▸ **WHAT YOU ARE ASKED TO DO**: Copy out all lines in the data below containing the string "that".

▸ **TASK MATERIAL**:
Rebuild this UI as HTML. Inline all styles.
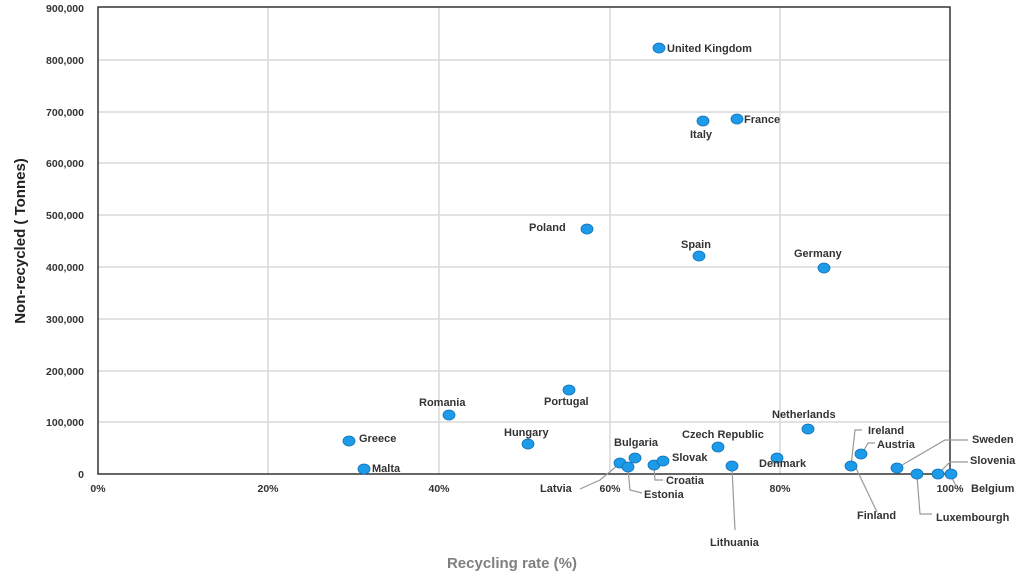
--
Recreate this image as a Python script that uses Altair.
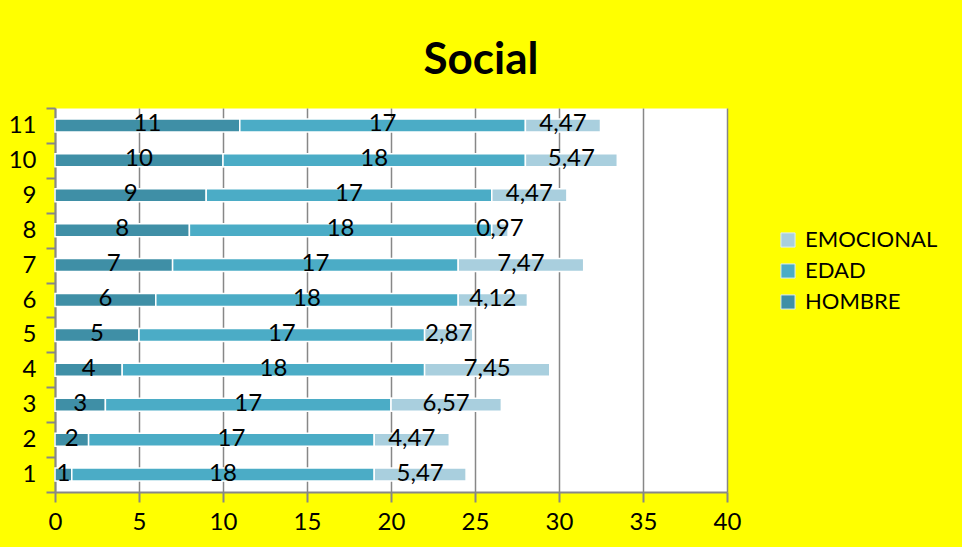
...
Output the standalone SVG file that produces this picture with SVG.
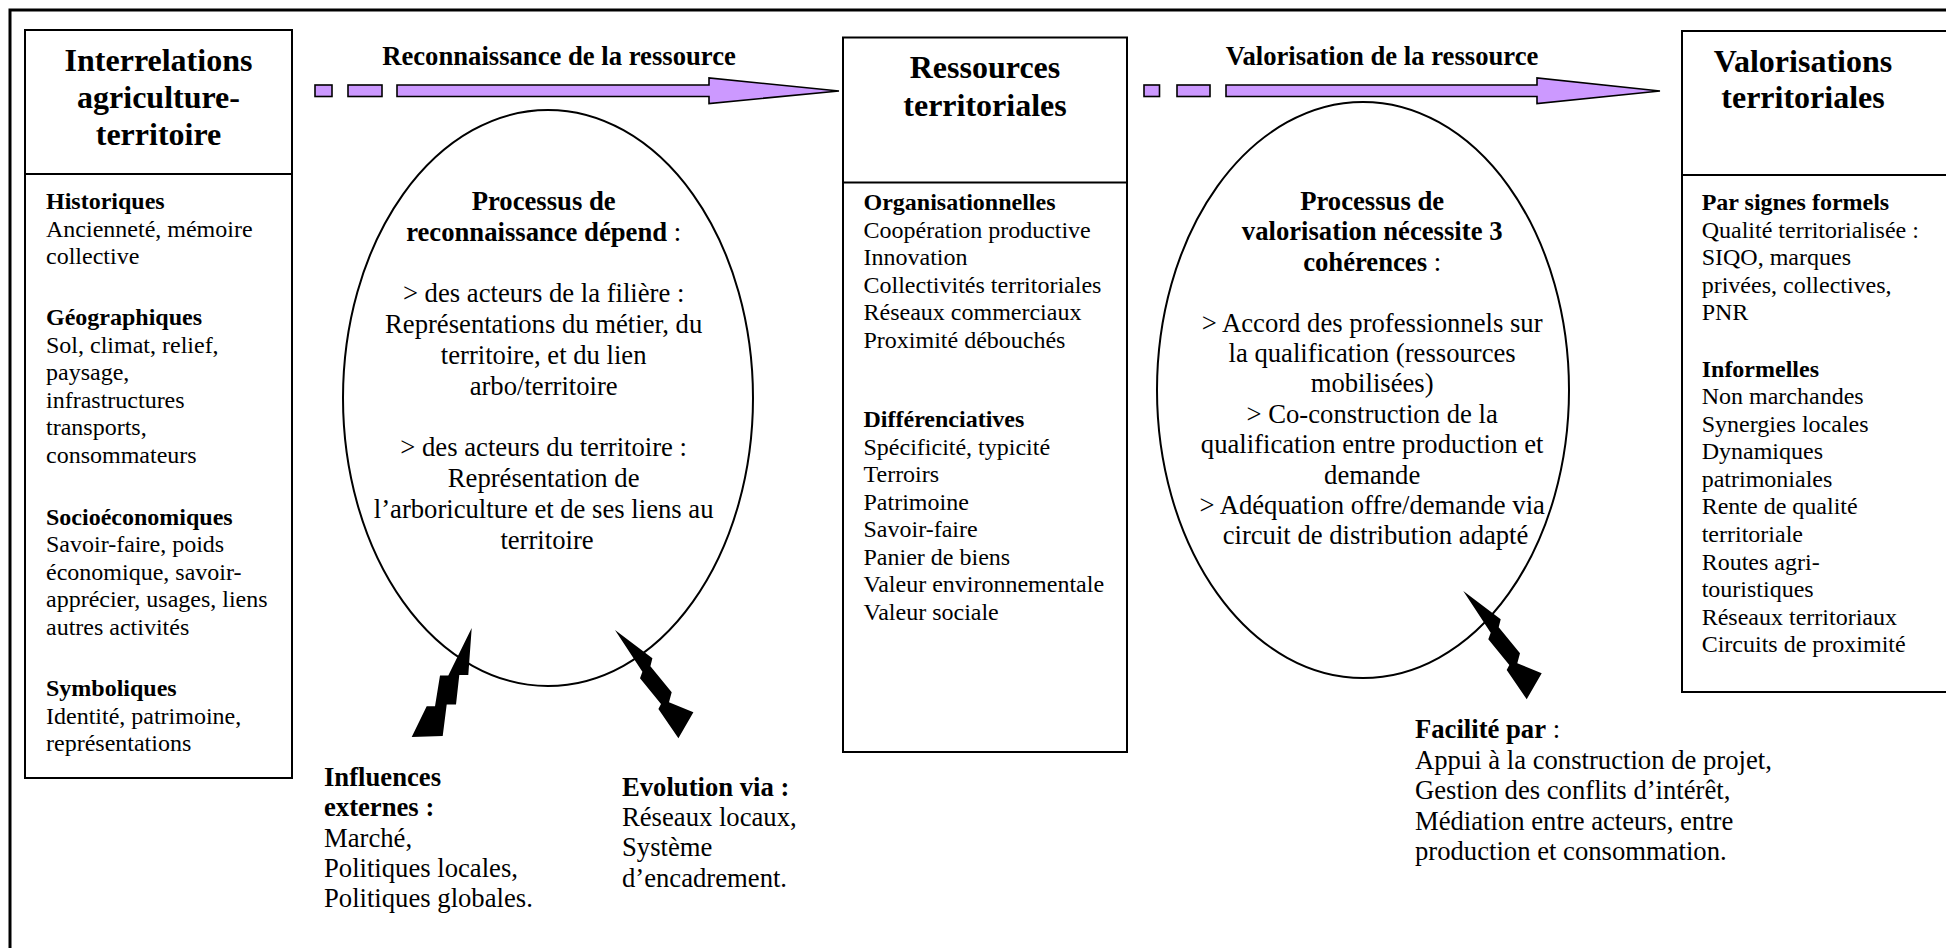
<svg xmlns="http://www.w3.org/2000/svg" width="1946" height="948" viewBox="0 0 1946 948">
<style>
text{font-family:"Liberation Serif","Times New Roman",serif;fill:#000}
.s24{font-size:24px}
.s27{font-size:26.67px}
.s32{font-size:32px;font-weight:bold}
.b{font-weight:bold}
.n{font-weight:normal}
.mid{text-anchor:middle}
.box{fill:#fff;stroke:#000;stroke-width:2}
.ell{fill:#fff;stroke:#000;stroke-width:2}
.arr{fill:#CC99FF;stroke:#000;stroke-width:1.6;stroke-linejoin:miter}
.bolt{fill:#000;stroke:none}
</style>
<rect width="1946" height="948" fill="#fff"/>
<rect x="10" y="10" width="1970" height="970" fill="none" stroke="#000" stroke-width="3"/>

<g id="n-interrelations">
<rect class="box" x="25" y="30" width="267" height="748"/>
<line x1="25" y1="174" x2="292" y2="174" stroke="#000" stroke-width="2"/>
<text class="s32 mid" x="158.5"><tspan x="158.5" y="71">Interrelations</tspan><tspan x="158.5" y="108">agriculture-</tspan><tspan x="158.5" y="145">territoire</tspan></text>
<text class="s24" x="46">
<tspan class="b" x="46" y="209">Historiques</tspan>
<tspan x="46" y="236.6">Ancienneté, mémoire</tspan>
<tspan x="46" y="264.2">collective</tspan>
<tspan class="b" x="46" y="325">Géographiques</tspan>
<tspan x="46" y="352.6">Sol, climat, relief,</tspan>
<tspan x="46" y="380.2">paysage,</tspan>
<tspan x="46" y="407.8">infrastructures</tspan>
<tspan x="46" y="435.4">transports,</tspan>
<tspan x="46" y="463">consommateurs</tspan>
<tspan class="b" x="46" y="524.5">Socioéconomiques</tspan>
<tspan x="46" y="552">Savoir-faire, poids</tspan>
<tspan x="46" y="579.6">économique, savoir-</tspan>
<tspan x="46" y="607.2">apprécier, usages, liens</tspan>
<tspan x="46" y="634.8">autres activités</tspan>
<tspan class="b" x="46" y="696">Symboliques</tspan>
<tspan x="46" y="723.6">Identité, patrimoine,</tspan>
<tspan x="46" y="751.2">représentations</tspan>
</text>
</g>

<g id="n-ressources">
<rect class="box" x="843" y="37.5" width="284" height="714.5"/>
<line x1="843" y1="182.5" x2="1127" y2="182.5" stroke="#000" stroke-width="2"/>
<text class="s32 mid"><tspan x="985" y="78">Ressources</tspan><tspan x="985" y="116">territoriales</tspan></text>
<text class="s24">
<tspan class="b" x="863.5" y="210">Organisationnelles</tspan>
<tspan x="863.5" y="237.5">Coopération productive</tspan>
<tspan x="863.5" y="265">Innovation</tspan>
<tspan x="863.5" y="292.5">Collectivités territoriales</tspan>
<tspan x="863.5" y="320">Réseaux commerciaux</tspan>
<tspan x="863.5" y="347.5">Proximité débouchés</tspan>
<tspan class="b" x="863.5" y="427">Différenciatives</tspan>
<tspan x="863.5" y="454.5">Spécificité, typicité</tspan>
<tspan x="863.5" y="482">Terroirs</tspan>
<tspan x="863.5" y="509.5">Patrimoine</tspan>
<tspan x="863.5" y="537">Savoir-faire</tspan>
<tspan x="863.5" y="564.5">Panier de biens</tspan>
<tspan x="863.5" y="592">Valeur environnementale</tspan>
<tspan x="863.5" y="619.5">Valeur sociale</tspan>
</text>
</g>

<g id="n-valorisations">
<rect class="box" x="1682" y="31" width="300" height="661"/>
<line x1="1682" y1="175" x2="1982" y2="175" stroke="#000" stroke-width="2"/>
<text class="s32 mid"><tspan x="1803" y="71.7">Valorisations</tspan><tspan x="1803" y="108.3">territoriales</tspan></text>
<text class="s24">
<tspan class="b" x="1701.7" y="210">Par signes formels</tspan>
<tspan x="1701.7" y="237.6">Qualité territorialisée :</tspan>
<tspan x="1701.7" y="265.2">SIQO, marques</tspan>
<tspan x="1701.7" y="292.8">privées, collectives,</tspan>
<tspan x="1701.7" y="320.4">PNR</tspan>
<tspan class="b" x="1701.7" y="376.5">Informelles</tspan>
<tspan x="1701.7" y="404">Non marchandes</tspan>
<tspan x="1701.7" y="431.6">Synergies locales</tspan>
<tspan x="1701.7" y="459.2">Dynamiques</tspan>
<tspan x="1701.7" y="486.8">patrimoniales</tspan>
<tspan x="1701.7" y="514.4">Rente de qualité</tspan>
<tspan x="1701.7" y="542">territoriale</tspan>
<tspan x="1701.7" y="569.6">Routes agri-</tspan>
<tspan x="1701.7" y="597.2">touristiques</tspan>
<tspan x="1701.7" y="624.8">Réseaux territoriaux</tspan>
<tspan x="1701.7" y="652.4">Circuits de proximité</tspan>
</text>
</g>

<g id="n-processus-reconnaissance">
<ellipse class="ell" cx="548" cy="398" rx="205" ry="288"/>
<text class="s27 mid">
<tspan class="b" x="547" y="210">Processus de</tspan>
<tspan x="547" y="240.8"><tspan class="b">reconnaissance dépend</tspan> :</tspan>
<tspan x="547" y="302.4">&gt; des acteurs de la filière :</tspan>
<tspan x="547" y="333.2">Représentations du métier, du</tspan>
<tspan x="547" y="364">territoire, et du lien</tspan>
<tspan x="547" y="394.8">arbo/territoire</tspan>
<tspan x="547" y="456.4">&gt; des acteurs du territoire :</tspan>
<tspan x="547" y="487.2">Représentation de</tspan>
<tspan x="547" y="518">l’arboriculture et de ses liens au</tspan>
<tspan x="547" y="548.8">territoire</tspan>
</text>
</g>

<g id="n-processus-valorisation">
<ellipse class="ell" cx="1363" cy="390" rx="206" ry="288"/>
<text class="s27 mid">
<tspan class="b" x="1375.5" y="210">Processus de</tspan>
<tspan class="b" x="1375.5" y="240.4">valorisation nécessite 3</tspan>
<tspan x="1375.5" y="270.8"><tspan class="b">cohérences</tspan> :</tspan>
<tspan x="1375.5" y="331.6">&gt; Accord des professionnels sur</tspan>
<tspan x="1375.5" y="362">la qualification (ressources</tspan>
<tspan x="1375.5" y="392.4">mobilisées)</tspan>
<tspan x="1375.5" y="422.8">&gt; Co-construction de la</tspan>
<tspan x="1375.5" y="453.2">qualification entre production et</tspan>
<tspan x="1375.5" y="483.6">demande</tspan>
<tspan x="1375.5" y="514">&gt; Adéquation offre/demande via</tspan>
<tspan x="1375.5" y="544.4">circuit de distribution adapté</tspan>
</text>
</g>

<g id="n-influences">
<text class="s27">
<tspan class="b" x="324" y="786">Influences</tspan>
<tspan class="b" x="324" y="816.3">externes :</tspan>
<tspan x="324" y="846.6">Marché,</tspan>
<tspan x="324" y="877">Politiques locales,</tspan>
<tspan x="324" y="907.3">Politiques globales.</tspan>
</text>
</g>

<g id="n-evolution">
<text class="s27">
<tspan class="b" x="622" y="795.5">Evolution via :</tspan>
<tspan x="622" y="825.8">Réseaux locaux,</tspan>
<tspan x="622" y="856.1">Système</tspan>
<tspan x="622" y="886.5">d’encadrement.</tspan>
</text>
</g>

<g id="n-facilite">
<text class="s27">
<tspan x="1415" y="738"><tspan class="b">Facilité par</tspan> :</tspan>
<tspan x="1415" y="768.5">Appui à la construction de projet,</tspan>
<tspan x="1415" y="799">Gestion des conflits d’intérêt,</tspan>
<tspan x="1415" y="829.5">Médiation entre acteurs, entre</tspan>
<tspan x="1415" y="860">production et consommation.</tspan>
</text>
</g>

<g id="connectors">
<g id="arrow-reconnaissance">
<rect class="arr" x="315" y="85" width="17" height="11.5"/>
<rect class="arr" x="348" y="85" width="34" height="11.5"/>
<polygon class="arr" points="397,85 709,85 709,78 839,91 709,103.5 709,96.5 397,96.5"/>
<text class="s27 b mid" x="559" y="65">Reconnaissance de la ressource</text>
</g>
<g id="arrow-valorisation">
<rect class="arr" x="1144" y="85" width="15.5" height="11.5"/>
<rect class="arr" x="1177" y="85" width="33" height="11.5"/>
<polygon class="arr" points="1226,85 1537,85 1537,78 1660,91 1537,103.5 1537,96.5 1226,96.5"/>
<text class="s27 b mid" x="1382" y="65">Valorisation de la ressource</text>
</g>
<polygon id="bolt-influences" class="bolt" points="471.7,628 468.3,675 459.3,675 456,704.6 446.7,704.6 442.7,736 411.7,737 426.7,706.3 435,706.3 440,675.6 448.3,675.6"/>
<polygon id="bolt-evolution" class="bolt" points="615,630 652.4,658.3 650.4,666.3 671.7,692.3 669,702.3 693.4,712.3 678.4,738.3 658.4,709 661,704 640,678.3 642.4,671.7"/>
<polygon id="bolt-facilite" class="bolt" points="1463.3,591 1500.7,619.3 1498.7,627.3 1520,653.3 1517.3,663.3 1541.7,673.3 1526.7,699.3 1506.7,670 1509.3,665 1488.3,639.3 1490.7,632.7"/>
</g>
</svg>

▸ **WRITTEN SOLUTION**:
Recreate this image as a Python script that uses Altair.
Output the standalone SVG file that produces this picture with SVG.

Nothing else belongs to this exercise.